Sosyolojik katmanda ise, bu davranış yeni nesil köleliğin en kurnaz maskesidir. İnsanlar artık zincirle değil, takvimle bağlanır. İzin dilekçeleriyle, performans kotalarıyla, mesai çizelgeleriyle köleleşir. Ve modern köle, zincirlerini görünmez kılmak için geceleri uyanık kalır. “Benim de bir hayatım var” diyebilmek için sabahı feda eder. Ama bu hayat, ekran ışığında göz yakan bir yanılsamadan fazlası değildir.
Beynin uykudan çaldığın her saniyede kendini onarma yetisi azalır. Hafıza bozulur, dikkat dağılır, karar verme becerin zayıflar. Uzun vadede bağışıklık sistemi çöker, depresyon kapıdan içeri süzülür. Çünkü intikam gibi görünen bu eylem, aslında öz-sabotajdır. Kendine ait olduğunu düşündüğün gece saatleri, senden çalınan yeni bir gündür aslında. Ve bu döngü, zamanla sadece ruhunu değil, kimliğini de yorar.
Peki bu davranışı doğuran temel ihtiyaç nedir? Görülme, dinlenme, kendin olabilme arzusu. Gün boyunca bastırılmış benliğin, gece sahne almak ister. Fakat bu sahne, loş ışıklı, yalnız bir tiyatrodur. İzleyici yoktur, alkış yoktur, sadece tükenmiş bir oyuncu vardır ortada. İşte bu yüzden, bu döngüye kırılma noktası olarak yaklaşmalıyız.

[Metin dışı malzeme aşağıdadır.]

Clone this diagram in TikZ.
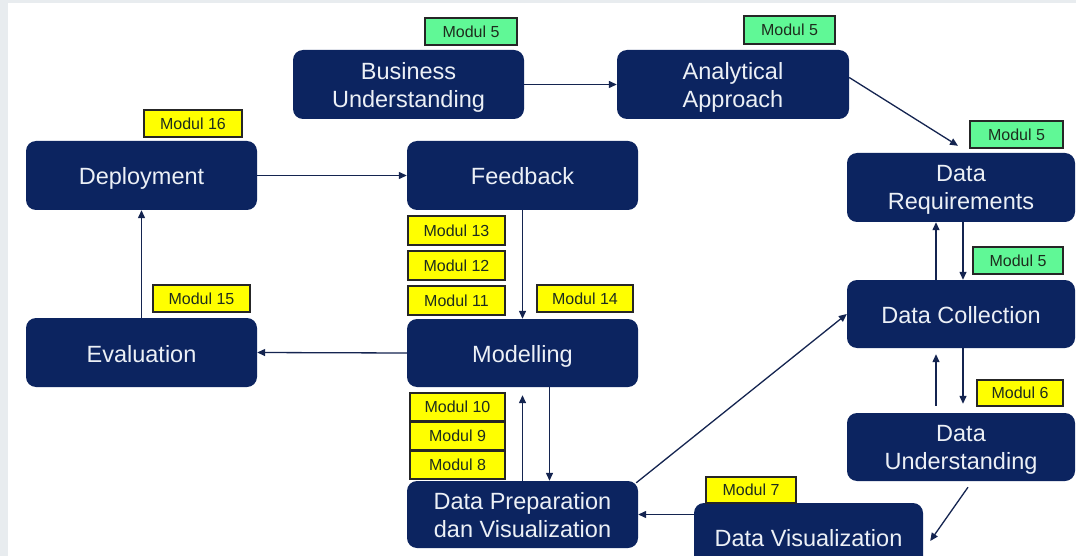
\documentclass[tikz,border=0pt]{standalone}
\usepackage{fontspec}
\setmainfont{Liberation Sans}
\usetikzlibrary{arrows.meta}
\definecolor{navy}{RGB}{12,36,96}
\definecolor{boxtext}{RGB}{236,240,246}
\definecolor{ylw}{RGB}{255,255,0}
\definecolor{grn}{RGB}{96,248,150}
\definecolor{lbltext}{RGB}{30,45,30}
\definecolor{edgegray}{RGB}{232,236,239}
\definecolor{arrcol}{RGB}{20,36,80}
\tikzset{
  stage/.style={rounded corners=10pt, fill=navy, text=boxtext, inner sep=0pt,
    align=center, text depth=0pt, font=\fontsize{23.5}{28}\selectfont},
  oneline/.style={stage, text height=20pt, text depth=1pt},
  lbl/.style={draw=black!85, line width=2pt, inner sep=0pt, text=lbltext,
    font=\fontsize{16}{19}\selectfont},
  ylab/.style={lbl, fill=ylw},
  glab/.style={lbl, fill=grn},
  arr/.style={draw=arrcol, line width=1.3pt, -{Triangle[length=8pt,width=7pt]}}
}
\begin{document}
\begin{tikzpicture}[x=1pt,y=-1pt]
\useasboundingbox (0,0) rectangle (1076,556);
\clip (0,0) rectangle (1076,556);
\fill[white] (0,0) rectangle (1076,556);
\fill[edgegray] (0,0) rectangle (8,556);
\fill[edgegray] (0,0) rectangle (1076,3);

% stages
\node[stage, minimum width=231pt, minimum height=69pt] (BU) at (408.5,84.5) {Business\\Understanding};
\node[stage, minimum width=232pt, minimum height=69pt] (AA) at (733,84.5) {Analytical\\Approach};
\node[stage, minimum width=228pt, minimum height=69pt] (DR) at (961,187.5) {Data\\Requirements};
\node[oneline, minimum width=228pt, minimum height=68pt] (DC) at (961,314) {Data Collection};
\node[stage, minimum width=228pt, minimum height=68pt] (DU) at (961,447) {Data\\Understanding};
\node[oneline, minimum width=229pt, minimum height=68pt] (DV) at (808.5,537) {Data Visualization};
\node[stage, minimum width=231pt, minimum height=67pt] (DP) at (522.5,514.5) {Data Preparation\\dan Visualization};
\node[oneline, minimum width=231pt, minimum height=68pt] (MO) at (522.5,353) {Modelling};
\node[oneline, minimum width=231pt, minimum height=69pt] (FB) at (522.5,175.5) {Feedback};
\node[oneline, minimum width=231pt, minimum height=69pt] (DE) at (141.5,175.5) {Deployment};
\node[oneline, minimum width=231pt, minimum height=69pt] (EV) at (141.5,352.5) {Evaluation};

% labels
\node[glab, minimum width=92pt, minimum height=27pt] (lBU) at (471,31.5) {Modul 5};
\node[glab, minimum width=91pt, minimum height=28pt] (lAA) at (789.5,30) {Modul 5};
\node[glab, minimum width=93pt, minimum height=27pt] (lDR) at (1016.5,134.5) {Modul 5};
\node[glab, minimum width=90pt, minimum height=27pt] (lDC) at (1018,260.5) {Modul 5};
\node[ylab, minimum width=86pt, minimum height=26pt] (lDU) at (1020,393) {Modul 6};
\node[ylab, minimum width=90pt, minimum height=26pt] (lDV) at (751,490) {Modul 7};
\node[ylab, minimum width=95pt, minimum height=28pt] (m10) at (457.5,407) {Modul 10};
\node[ylab, minimum width=95pt, minimum height=28pt] (m9) at (457.5,436) {Modul 9};
\node[ylab, minimum width=95pt, minimum height=28pt] (m8) at (457.5,464.5) {Modul 8};
\node[ylab, minimum width=96pt, minimum height=27pt] (m14) at (585,298.5) {Modul 14};
\node[ylab, minimum width=97pt, minimum height=29pt] (m11) at (456.5,300.5) {Modul 11};
\node[ylab, minimum width=97pt, minimum height=29pt] (m12) at (456.5,265.5) {Modul 12};
\node[ylab, minimum width=97pt, minimum height=29pt] (m13) at (456.5,230.5) {Modul 13};
\node[ylab, minimum width=98pt, minimum height=27pt] (m16) at (193,123.5) {Modul 16};
\node[ylab, minimum width=97pt, minimum height=27pt] (m15) at (201.5,298.5) {Modul 15};

% connectors
\draw[arr] (BU.east) -- (AA.west);
\draw[arr] ([yshift=7pt]AA.east) -- ([xshift=-3pt,yshift=7pt]DR.north);
\draw[arr] ([xshift=-25pt]DC.north) -- ([xshift=-25pt]DR.south);
\draw[arr] ([xshift=2pt]DR.south) -- ([xshift=2pt]DC.north);
\draw[arr, shorten <=7pt, shorten >=6pt] ([xshift=-25pt]DU.north) -- ([xshift=-25pt]DC.south);
\draw[arr, shorten >=9pt] ([xshift=2pt]DC.south) -- ([xshift=2pt]DU.north);
\draw[arr] ([xshift=7pt,yshift=-6pt]DU.south) -- ([xshift=7pt,yshift=-4pt]DV.east);
\draw[arr] (DP.east -| DV.west) -- (DP.east);
\draw[arr] ([xshift=-2pt,yshift=-2pt]DP.north east) -- (DC.west);
\draw[arr, shorten >=8pt] (DP.north) -- (MO.south);
\draw[arr] ([xshift=27pt]MO.south) -- ([xshift=27pt]DP.north);
\draw[arr] (FB.south) -- (MO.north);
\draw[arr] (MO.west) -- (EV.east);
\draw[arr] (EV.north) -- (DE.south);
\draw[arr] (DE.east) -- (FB.west);
\end{tikzpicture}
\end{document}
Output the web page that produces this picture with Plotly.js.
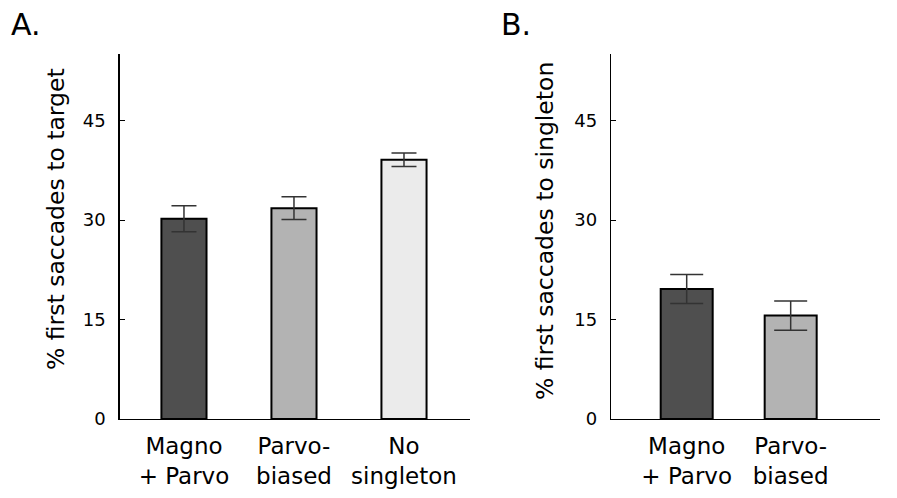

Çünkü mesele sadece uykusuzluk değil, görünmezliktir. Sistem seni görmüyor, sen de kendini gecelerde arıyorsun.
Kişisel gelişim açısından buradaki en büyük çıkmaz, bireyin “kendine değer verme” kapasitesinin hasar almış olmasıdır. Kendini ihmal ettiğin her gün, geceleri kendine zarar vermenle sonuçlanır. Çünkü farkında olmadan cezalandırırsın kendini: “Gündüz başaramadım, bari gece uyanık kalayım.” Oysa gerçek iyileşme, performanstan değil, şefkatten gelir. Geceyi uyuyarak değil, uyanarak geçirmelisin; içsel farkındalıkla, kendine alan açarak.
Metaforik olarak bakarsak; gün içinde bir şantiye gibi çalıştırılan zihnin, gece geldiğinde molozların arasında kendine bir köşe kazmaya çalışır. Ama o köşe bile güvenli değildir. Çünkü zihnin, bedenin enkazında çalışmayı sürdürür. Gerçek dinlenme, bu enkazın kaldırılmasıyla başlar. Ve bunun yolu da, geceyi gündüzün öcüne çevirmekten değil; gündüzü kendine dönüştürmekten geçer.
Çözüm, uykuyu bir zorunluluk değil, bir hak olarak görmekte saklıdır. Kendine "uyumayı hak ediyorum" diyebilen birey, gerçek özgürlüğün ilk adımını atar. Gün içinde mikro alanlar yaratmak, molalarda nefes almak, duygularını bastırmak yerine ifade etmek… Bunlar geceye sarkan intikam ihtiyacını küçültür. Uyumak, teslim olmak değil; kendini onarmaya karar vermektir. Ve bazen en büyük direniş, sessizce gözlerini kapatmaktır.
Unutma: uykusuz geçen her gece, seni yutan bir aynadır. İçine baktıkça daha da kaybolursun. Oysa senin aynaya değil, sabaha ihtiyacın var. Gerçek bir sabaha. İçinde var olduğun, kendin olduğun, zamanı tüketmek yerine yaşadığın bir sabaha… Ve o sabah, önce kendine merhametle yaklaşarak başlar. İntikamın değil, iyileşmenin zamanıdır artık.